Karoline M., Stefanie E., Antonie K., Karoline R. and Franziska M. were charged under the abortion paragraph 144, on the grounds that they had inserted catheters into their wombs when pregnant, had allowed abortifacients to be administered and had deliberately taken action to induce an abortion. Marie B. And Stefanie B. had also tried to induce an abortion, by taking abortifacients, but had failed in their attempts. They were charged under paragraphs 8 and 144.
Rudolf W. was charged with abetment, because he had told Antonie K. she should “mind she got rid of it or she could find herself a father for the child” and had paid the fee of 20 Austrian Schillings.

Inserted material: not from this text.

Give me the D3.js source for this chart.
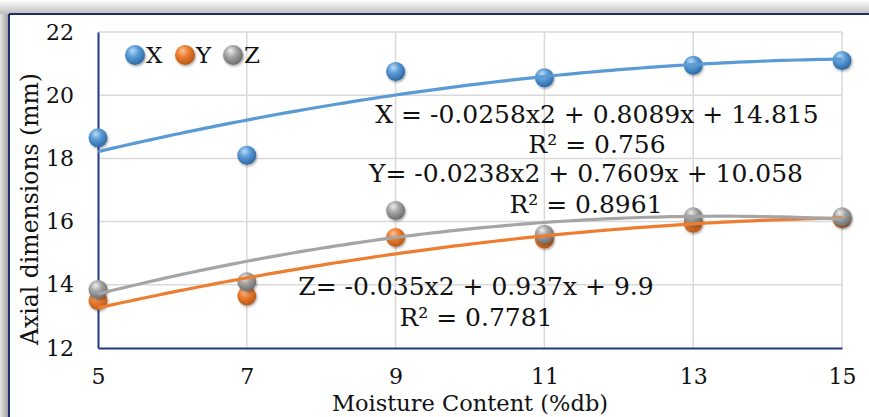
<!DOCTYPE html>
<html>
<head>
<meta charset="utf-8">
<script src="https://cdn.jsdelivr.net/npm/d3@7"></script>
<style>
  body { margin: 0; background: #fff; }
  text { font-family: "DejaVu Serif", serif; fill: #111; }
</style>
</head>
<body>
<div id="chart"></div>
<script>
// data
var moisture = [5, 7, 9, 11, 13, 15];
var xValues = [18.65, 18.1, 20.75, 20.55, 20.95, 21.1];
var yValues = [13.5, 13.65, 15.5, 15.45, 15.95, 16.1];
var zValues = [13.85, 14.1, 16.35, 15.6, 16.15, 16.15];
var seriesNames = ["X", "Y", "Z"];
// trendline coefficients [a, b, c] for a*x^2 + b*x + c, as printed on the chart
var xCoef = [-0.0258, 0.8089, 14.815];
var yCoef = [-0.0238, 0.7609, 10.058];
var zCoef = [-0.035, 0.937, 9.9];
var equationLabels = [
    ["X = -0.0258x2 + 0.8089x + 14.815", "R² = 0.756"],
    ["Y= -0.0238x2 + 0.7609x + 10.058", "R² = 0.8961"],
    ["Z= -0.035x2 + 0.937x + 9.9", "R² = 0.7781"]
];
var xTicks = [5, 7, 9, 11, 13, 15];
var yTicks = [12, 14, 16, 18, 20, 22];

function init() {
    var w = 869;
    var h = 417;
    var colors = ["#5b9bd5", "#ed7d31", "#a5a5a5"];
    var dark = ["#2e6aa6", "#b85a17", "#6e6e6e"];
    var light = ["#b9dbf7", "#fbc297", "#eeeeee"];

    var svg = d3.select("#chart").append("svg")
        .attr("width", w)
        .attr("height", h);

    var defs = svg.append("defs");

    // frame shadow gradients
    var gTop = defs.append("linearGradient").attr("id", "shTop")
        .attr("x1", 0).attr("y1", 0).attr("x2", 0).attr("y2", 1);
    gTop.append("stop").attr("offset", "0%").attr("stop-color", "#ffffff");
    gTop.append("stop").attr("offset", "100%").attr("stop-color", "#bdbdbd");
    var gLeft = defs.append("linearGradient").attr("id", "shLeft")
        .attr("x1", 0).attr("y1", 0).attr("x2", 1).attr("y2", 0);
    gLeft.append("stop").attr("offset", "0%").attr("stop-color", "#e6e6e6");
    gLeft.append("stop").attr("offset", "100%").attr("stop-color", "#9a9a9a");

    // sphere gradients for markers
    colors.forEach(function(c, i) {
        var g = defs.append("radialGradient").attr("id", "ball" + i)
            .attr("cx", "40%").attr("cy", "35%").attr("r", "65%")
            .attr("fx", "38%").attr("fy", "28%");
        g.append("stop").attr("offset", "0%").attr("stop-color", light[i]);
        g.append("stop").attr("offset", "45%").attr("stop-color", c);
        g.append("stop").attr("offset", "100%").attr("stop-color", dark[i]);
    });
    var f = defs.append("filter").attr("id", "drop")
        .attr("x", "-50%").attr("y", "-50%").attr("width", "200%").attr("height", "200%");
    f.append("feDropShadow").attr("dx", 1).attr("dy", 1.5).attr("stdDeviation", 1.3)
        .attr("flood-color", "#000").attr("flood-opacity", 0.35);

    // chart frame
    svg.append("rect").attr("x", 0).attr("y", 0).attr("width", w).attr("height", 14)
        .attr("fill", "url(#shTop)");
    svg.append("rect").attr("x", 0).attr("y", 14).attr("width", 9).attr("height", h - 14)
        .attr("fill", "url(#shLeft)");
    svg.append("line").attr("x1", 9).attr("y1", 14).attr("x2", w).attr("y2", 14)
        .attr("stroke", "#1f3070").attr("stroke-width", 2);
    svg.append("line").attr("x1", 9).attr("y1", 14).attr("x2", 9).attr("y2", h)
        .attr("stroke", "#1f3070").attr("stroke-width", 2);

    // Scales
    var xScale = d3.scaleLinear().domain([5, 15]).range([98, 842]);
    var yScale = d3.scaleLinear().domain([12, 22]).range([348, 32]);

    // gridlines
    svg.append("g").selectAll("line.v")
        .data(xTicks.slice(1))
        .enter().append("line")
        .attr("x1", d => xScale(d)).attr("x2", d => xScale(d))
        .attr("y1", yScale(22)).attr("y2", yScale(12))
        .attr("stroke", "#d9d9d9").attr("stroke-width", 1.5);
    svg.append("g").selectAll("line.h")
        .data(yTicks.slice(1))
        .enter().append("line")
        .attr("x1", xScale(5)).attr("x2", xScale(15))
        .attr("y1", d => yScale(d)).attr("y2", d => yScale(d))
        .attr("stroke", "#d9d9d9").attr("stroke-width", 1.5);

    // Axes
    var xAxis = d3.axisBottom(xScale).tickValues(xTicks).tickSize(0).tickPadding(20)
        .tickFormat(d3.format("d"));
    var yAxis = d3.axisLeft(yScale).tickValues(yTicks).tickSize(0).tickPadding(24)
        .tickFormat(d3.format("d"));

    var gx = svg.append("g")
        .attr("transform", `translate(0,${yScale(12)})`)
        .call(xAxis);
    var gy = svg.append("g")
        .attr("transform", `translate(${xScale(5)},0)`)
        .call(yAxis);
    [gx, gy].forEach(function(g) {
        g.select(".domain").attr("stroke", "#1f3a82").attr("stroke-width", 2);
        g.selectAll("text").attr("font-size", "22px").attr("font-family", "DejaVu Serif")
            .attr("fill", "#111");
    });

    // axis titles
    svg.append("text")
        .attr("x", 470).attr("y", 411)
        .attr("text-anchor", "middle")
        .attr("font-size", "22.5px")
        .text("Moisture Content (%db)");
    svg.append("text")
        .attr("transform", "translate(38,209)rotate(-90)")
        .attr("text-anchor", "middle")
        .attr("font-size", "23.5px")
        .text("Axial dimensions (mm)");

    var series = [xValues, yValues, zValues];
    var coefs = [xCoef, yCoef, zCoef];

    // markers
    series.forEach(function(vals, i) {
        svg.append("g").selectAll("circle")
            .data(vals)
            .enter().append("circle")
            .attr("cx", (d, j) => xScale(moisture[j]))
            .attr("cy", d => yScale(d))
            .attr("r", 9.5)
            .attr("fill", "url(#ball" + i + ")")
            .attr("filter", "url(#drop)");
    });

    // polynomial trendlines
    var line = d3.line()
        .x(d => xScale(d[0]))
        .y(d => yScale(d[1]));
    var xs = d3.range(5, 15.001, 0.1);
    coefs.forEach(function(c, i) {
        svg.append("path")
            .datum(xs.map(x => [x, c[0] * x * x + c[1] * x + c[2]]))
            .attr("fill", "none")
            .attr("stroke", colors[i])
            .attr("stroke-width", 3.2)
            .attr("d", line);
    });

    // equation labels
    var eqPos = [[597, 123, 153], [586, 182, 213], [476, 295, 326]];
    equationLabels.forEach(function(lbl, i) {
        svg.append("text")
            .attr("x", eqPos[i][0]).attr("y", eqPos[i][1])
            .attr("text-anchor", "middle").attr("font-size", "25px")
            .text(lbl[0]);
        svg.append("text")
            .attr("x", eqPos[i][0]).attr("y", eqPos[i][2])
            .attr("text-anchor", "middle").attr("font-size", "25px")
            .text(lbl[1]);
    });

    // legend
    var legX = [135, 185, 233];
    var leg = svg.append("g").selectAll("g")
        .data(seriesNames)
        .enter().append("g")
        .attr("transform", (d, i) => `translate(${legX[i]},55)`);
    leg.append("circle")
        .attr("r", 10)
        .attr("fill", (d, i) => "url(#ball" + i + ")")
        .attr("filter", "url(#drop)");
    leg.append("text")
        .attr("x", 11).attr("y", 8)
        .attr("font-size", "23px")
        .text(d => d);
}

window.onload = init;
</script>
</body>
</html>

Although Emma G. admitted abortion on only two counts, the testimonies of the women charged alongside her were deemed sufficient proof of her guilt. Rudolf W. denied the charge, but was convicted on the basis of the interrogation of Antonie K. Emma G. was to three months’ jail time, made harsher by an additional penalty that meant going without a mattress once a month; the other defendants received between two and six weeks in prison, sometimes made harsher by the removal of the mattress between one and three times, and all the defendants had to repay the cost of the criminal proceedings against them.
In 1935 Emma G. wrote an appeal for clemency on grounds of extreme financial hardship and asked for the sentence to be expunged so that she could apply for the return of her residency permit. The Mayor of Fischamend testified on her behalf that she had committed her crimes “out of misplaced love of others”, and that she was highly regarded. Her appeal was rejected by the Vienna II Regional Court “owing to lack of particularly exceptional grounds”.